By then he had already moved his parents and his siblings, including his brother Wilton, out to Blitchton.
He was a provider, his brother said, someone who took care of others.
“He had a shop in back of his house then,” Wilton said, in an interview conducted on behalf of this newspaper by his daughter Annette and her husband, Mickey Youmans, a documentary filmmaker. “I would tear things down for him while he worked at the Ford place, and when he came home, he would fix them. Sometimes he’d work on fixing things until 12 o’clock at night and then get back up to work at the Ford place the next morning.”
On top of that, Tucker drove a wrecker himself, and many of the wrecks he responded to involved people he knew. Seeing what those wrecks would do to people wasn’t easy.
“In those early days there were no seat belts or air bags,” Annette said.
Recollections of those long-ago days say a fire at the Ogeechee Restaurant on Highway 80 in the early 1970s led Tucker to start the Blitchton Volunteer Fire Department.
“They had a fire down there, and there was no fire department around to put it out,” Wilton recalled. “He decided he was going to start a fire department, so the first thing he did was build a fire truck. He got the tank from somebody and put it on a truck.”
The truck came from Bryan County, and the tank and pump came from Georgia Forestry, according to published reports. The fire department ran calls out Tucker Auto Parts, which still exists to this day. Along the way, Tucker poured his blood, sweat and treasure into the department.
Between fire calls and wrecker calls and his job as a mechanic, Tucker essentially stayed on duty 24 hours a day, seven days a week, for decade after decade.
“It wasn’t until he was in his 90s that he quit driving the tanker truck,” Mickey Youmans said. “That’s pretty impressive.”
Also impressive was Tucker’s knowledge of where to find water, his brother said.
With fire hydrants few and far between in rural Bryan County, once the tanker truck ran out of water, firefighters would have to know where to find more and pump it into the tanker, then return to finish fighting the fire.
Victoria Pape’s husband, Capt. Ben Pape of the Effingham County Fire Department, said Tucker knew every ditch, creek and pond in Bryan County where water could be found.
And then there was his determination that Blitchton’s volunteer firefighters did things right and got all the training they could. Tucker, who by every account led by example, never stopped learning and even became certified by NOAA to make judgement calls regarding weather. He was 80 at the time.
And, perhaps because of his experiences driving his wrecker to the mangled remains of cars belonging to people he knew, Tucker’s department was among the first in Bryan County to have extrication equipment on site.

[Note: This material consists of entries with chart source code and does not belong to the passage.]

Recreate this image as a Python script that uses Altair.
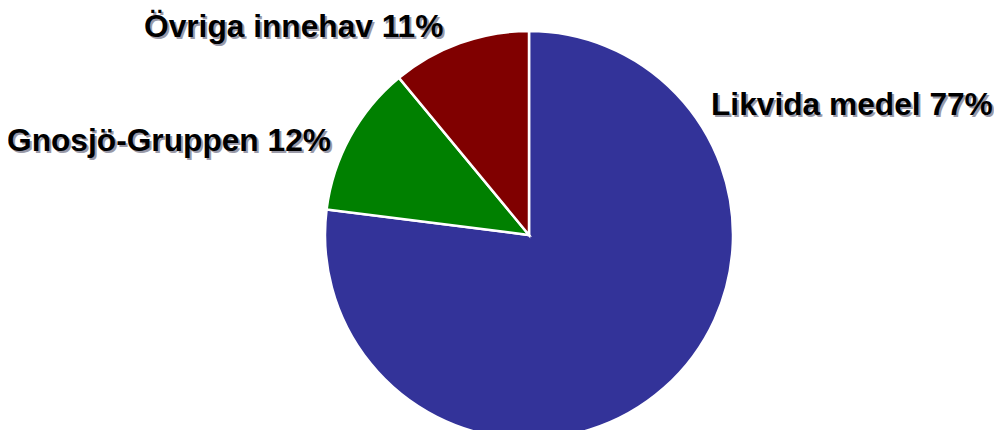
import altair as alt
import pandas as pd

categories = ["Likvida medel", "Gnosjö-Gruppen", "Övriga innehav"]
shares = [77, 12, 11]
slice_colors = ["#333399", "#008000", "#800000"]

df = pd.DataFrame({
    "category": categories,
    "share": shares,
    "idx": list(range(len(categories))),
})
df["label"] = [f"{c} {v}%" for c, v in zip(categories, shares)]

W, H = 986, 422
CX, CY, R = 521, 227, 204

base = alt.Chart(df)

pie = base.mark_arc(radius=R, x=CX, y=CY, stroke="white", strokeWidth=2.5).encode(
    theta=alt.Theta("share:Q", stack=True),
    color=alt.Color("category:N", scale=alt.Scale(domain=categories, range=slice_colors), legend=None),
    order=alt.Order("idx:Q", sort="ascending"),
)

# label anchors (left edge, baseline) in chart pixels
anchors = {
    "Likvida medel": (703, 107),
    "Gnosjö-Gruppen": (-1, 143),
    "Övriga innehav": (136, 29),
}

layers = [pie]
for cat, (ax, ay) in anchors.items():
    for off, col in ((2, "#9a9aa8"), (0, "#000000")):
        layers.append(
            base.transform_filter(alt.datum.category == cat)
            .mark_text(
                align="left", baseline="alphabetic", font="Liberation Sans",
                fontWeight="bold", fontSize=31.7, color=col,
            )
            .encode(x=alt.value(ax + off), y=alt.value(ay + off), text="label:N")
        )

chart = alt.layer(*layers).properties(
    width=W, height=H, padding=0,
    autosize=alt.AutoSizeParams(type="none"),
).configure_view(stroke=None)

chart.save("out.html", embed_options={"renderer": "svg", "actions": False})
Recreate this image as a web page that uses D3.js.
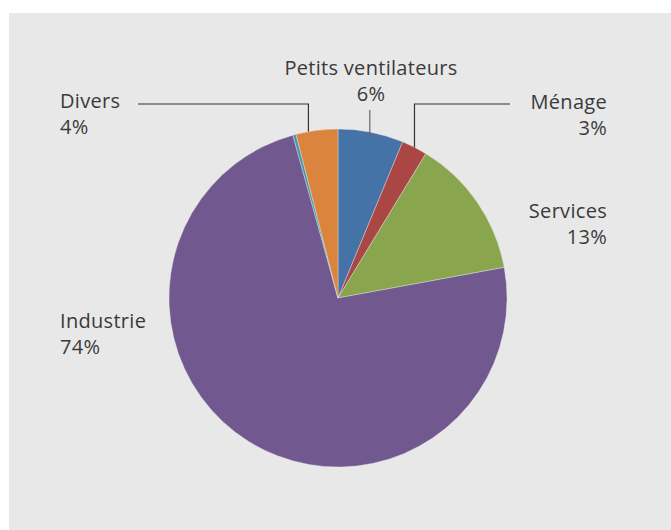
<!DOCTYPE html>
<html><head><meta charset="utf-8">
<script src="https://cdn.jsdelivr.net/npm/d3@7"></script>
<style>body{margin:0;background:#fff}svg{display:block}text{font-family:"Open Sans","Noto Sans",sans-serif;fill:#3a3a3a}</style>
</head><body><svg id="c" width="671" height="530"></svg>
<script>
const categories = ["Petits ventilateurs","Ménage","Services","Industrie","Autres","Divers"];
const values = [6.25, 2.45, 13.4, 73.6, 0.3, 4.0];
const labels = ["6%","3%","13%","74%","","4%"];
const colors = ["#4572a7","#aa4643","#89a54e","#71588f","#4198af","#db843d"];

const svg = d3.select("#c");
svg.append("rect").attr("x",9).attr("y",13).attr("width",662).attr("height",517).attr("fill","#e8e8e8");
const cx=338, cy=298, r=169;
const pie = d3.pie().sort(null).value(d=>d)(values);
const arc = d3.arc().innerRadius(0).outerRadius(r);
const g = svg.append("g").attr("transform",`translate(${cx},${cy})`);
g.selectAll("path").data(pie).join("path").attr("d",arc)
  .attr("fill",(d,i)=>colors[i]).attr("stroke","#e8e8e8").attr("stroke-width",0.4);

const pt = (i, rr, frac) => { const p=pie[i]; const a = p.startAngle + (p.endAngle-p.startAngle)*frac; return [cx+Math.sin(a)*rr, cy-Math.cos(a)*rr]; };
const lines = svg.append("g").attr("fill","none").attr("stroke","#333").attr("stroke-width",1.2);
let p0 = pt(0, r-6, 0.5);
lines.append("path").attr("d",`M${p0[0]},${110}V${p0[1]}`).attr("stroke","#666");
let p1 = pt(1, r, 0.5);
lines.append("path").attr("d",`M${p1[0]},${p1[1]}V104H510`);
let p5 = pt(5, r, 0.3);
lines.append("path").attr("d",`M138,104H${p5[0]}V${p5[1]}`);

const fs = 20;
function lbl(x,y,anchor,t1,t2){
  svg.append("text").attr("x",x).attr("y",y).attr("text-anchor",anchor).attr("font-size",fs).attr("letter-spacing",0.3).text(t1);
  svg.append("text").attr("x",x).attr("y",y+26).attr("text-anchor",anchor).attr("font-size",fs).attr("letter-spacing",0.3).text(t2);
}
lbl(371,75,"middle",categories[0],labels[0]);
lbl(607,109,"end",categories[1],labels[1]);
lbl(607,218,"end",categories[2],labels[2]);
lbl(60,328,"start",categories[3],labels[3]);
lbl(60,108,"start",categories[5],labels[5]);
</script></body></html>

“He wanted that on his truck at all times,” Howell recalled, noting when firefighters went through Station 4 recently, they found a lot of certificates and records showing just how devoted Tucker was to ensuring his department was up to date.
He was, Annette said, a believer in honesty and doing things the right way, which included such details as keeping the grass around the station mowed to a certain standard. That inspired and enamored him to firefighters like Pape, a friendly woman who politely declined interviews after his passing saying she felt Tucker’s loss too keenly.
“When I got here, I presented him with a firefighter’s ax on his 90th birthday,” said Howell, who took over BCFES in 2012. “And to me he was more active at the age of 90 than some volunteers. If we had a call up there, he’d take the tanker and be at the fire within minutes. And he went out and mowed the grass at Station 4 up until his dying day.”
Tucker’s obituary lists all those who went before him and those who remain behind, including his longtime “companion and fishing partner” Mandy Boyette. It notes he enjoyed camping and fishing and that “he was a mentor to many and always treated people the way he wanted to be treated.” Now, as future plans to modernize and staff Station 4 begin to take some shape, Howell said he hopes to dedicate that station to Tucker as well.
“He was a firefighter to his last day, to his last breath,” Howell said. “He was not a volunteer just when he wanted to be, he was a volunteer firefighter every day until till his dying breath.”
It’s an example of caring about community that remains a beacon for those who knew him best.